" When the matter later came before Judge Pelling QC on appeal, he agreed with the Registrar''s assertion regarding the lack of authority concerning the court''s discretion to order a release from a debt under section 281(5). As a result of this lack of statutory guidance and lack of authority specifically on point, it was held that the court had an unfettered discretion to discharge debts under this provision. Judge Pelling QC did however stress the ''default position'' that family orders had to survive the discharge of a bankrupt and remain subject to an order of the court requiring the discharge of the debt; bankruptcy procedure should not be used as a mechanism under which obligations conferred by family orders were avoided, there is a distinction between family and commercial liabilities."

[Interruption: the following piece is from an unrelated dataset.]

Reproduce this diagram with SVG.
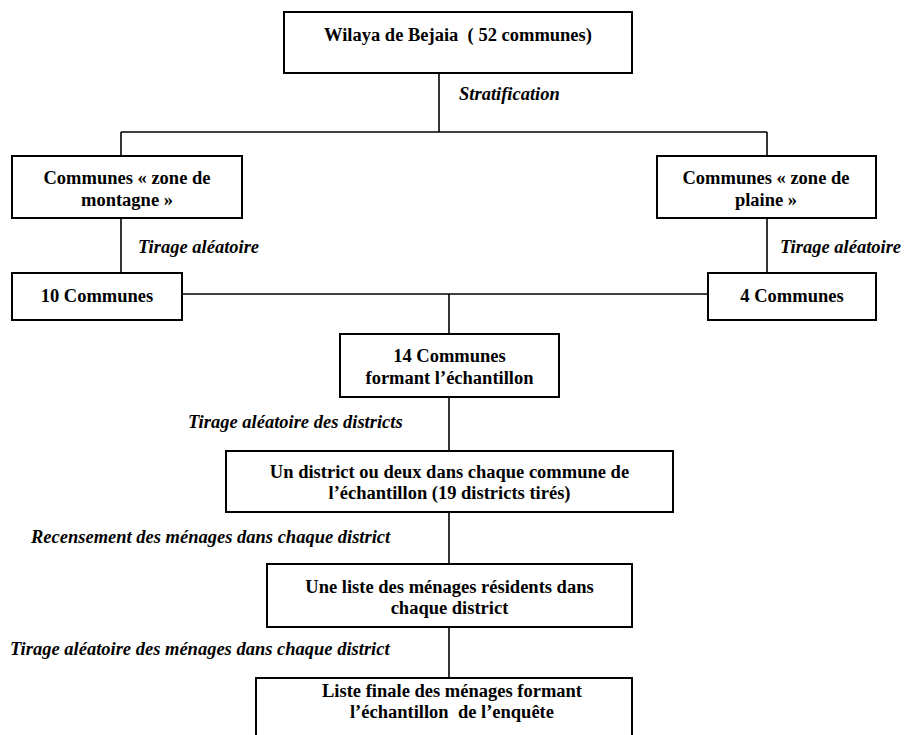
<svg xmlns="http://www.w3.org/2000/svg" width="912" height="735" viewBox="0 0 912 735">
<style>
.box{fill:#fff;stroke:#000;stroke-width:2}
.t{font-family:"Liberation Serif","Times New Roman",serif;font-weight:bold;font-size:18.5px;text-anchor:middle;fill:#000}
.l{font-family:"Liberation Serif","Times New Roman",serif;font-weight:bold;font-style:italic;font-size:18.5px;fill:#000}
.c{stroke:#000;stroke-width:1.6;fill:none}
</style>
<rect width="912" height="735" fill="#fff"/>
<g id="connectors">
<line class="c" x1="439" y1="73" x2="439" y2="132"/>
<line class="c" x1="121" y1="132" x2="767" y2="132"/>
<line class="c" x1="121" y1="132" x2="121" y2="156"/>
<line class="c" x1="767" y1="132" x2="767" y2="156"/>
<line class="c" x1="121" y1="218" x2="121" y2="273"/>
<line class="c" x1="767" y1="218" x2="767" y2="273"/>
<line class="c" x1="182" y1="294" x2="708" y2="294"/>
<line class="c" x1="449" y1="294" x2="449" y2="334"/>
<line class="c" x1="449" y1="397" x2="449" y2="451"/>
<line class="c" x1="449" y1="512" x2="449" y2="564"/>
<line class="c" x1="449" y1="627" x2="449" y2="678"/>
<text class="l" x="459" y="100">Stratification</text>
<text class="l" x="138" y="253">Tirage aléatoire</text>
<text class="l" x="780" y="253">Tirage aléatoire</text>
<text class="l" x="188" y="428">Tirage aléatoire des districts</text>
<text class="l" x="31" y="543">Recensement des ménages dans chaque district</text>
<text class="l" x="10" y="655">Tirage aléatoire des ménages dans chaque district</text>
</g>
<g id="wilaya">
<rect class="box" x="284" y="12" width="348" height="61"/>
<text class="t" x="458" y="41" xml:space="preserve">Wilaya de Bejaia  ( 52 communes)</text>
</g>
<g id="montagne">
<rect class="box" x="12" y="156" width="230" height="62"/>
<text class="t" x="127" y="184">Communes « zone de</text>
<text class="t" x="127" y="206">montagne »</text>
</g>
<g id="plaine">
<rect class="box" x="657" y="156" width="219" height="62"/>
<text class="t" x="766" y="184">Communes « zone de</text>
<text class="t" x="766" y="206">plaine »</text>
</g>
<g id="dix">
<rect class="box" x="12" y="273" width="170" height="47"/>
<text class="t" x="97" y="302">10 Communes</text>
</g>
<g id="quatre">
<rect class="box" x="708" y="273" width="168" height="47"/>
<text class="t" x="792" y="302">4 Communes</text>
</g>
<g id="quatorze">
<rect class="box" x="340" y="334" width="219" height="63"/>
<text class="t" x="449.5" y="362">14 Communes</text>
<text class="t" x="449.5" y="384">formant l’échantillon</text>
</g>
<g id="districts">
<rect class="box" x="226" y="451" width="447" height="61"/>
<text class="t" x="449.5" y="478">Un district ou deux dans chaque commune de</text>
<text class="t" x="449.5" y="499">l’échantillon (19 districts tirés)</text>
</g>
<g id="liste">
<rect class="box" x="267" y="564" width="365" height="63"/>
<text class="t" x="449.5" y="593">Une liste des ménages résidents dans</text>
<text class="t" x="449.5" y="614">chaque district</text>
</g>
<g id="finale">
<rect class="box" x="256" y="678" width="376" height="70"/>
<text class="t" x="452" y="697">Liste finale des ménages formant</text>
<text class="t" x="452" y="718" xml:space="preserve">l’échantillon  de l’enquête</text>
</g>
</svg>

Thanks for this, Maggie and for keeping us all up to date !
I suppose, if you look at it, bankruptcy is a way in which one can legally be released from a debt.
A family Court has the power to order re-allocation of debts as between divorcing spouses, though this does not, of itself, affect the liability to the lender.
If the Court is satisfied that bankruptcy is a device to prejudice the position of a divorcing spouse, then the Court has, as the case makes clear, a discretion to refuse to discharge it.
Actually, Mike, it''s even tougher than that. The default position is no discharge. The bankrupt has to apply for discharge from matrimonial orders and the case Maggie refers to is the very first time anyone has tried it - unsuccessfully as it happens. The Court said there would have to be some exceptional reason to grant the discharge if the debt arose from a family law order.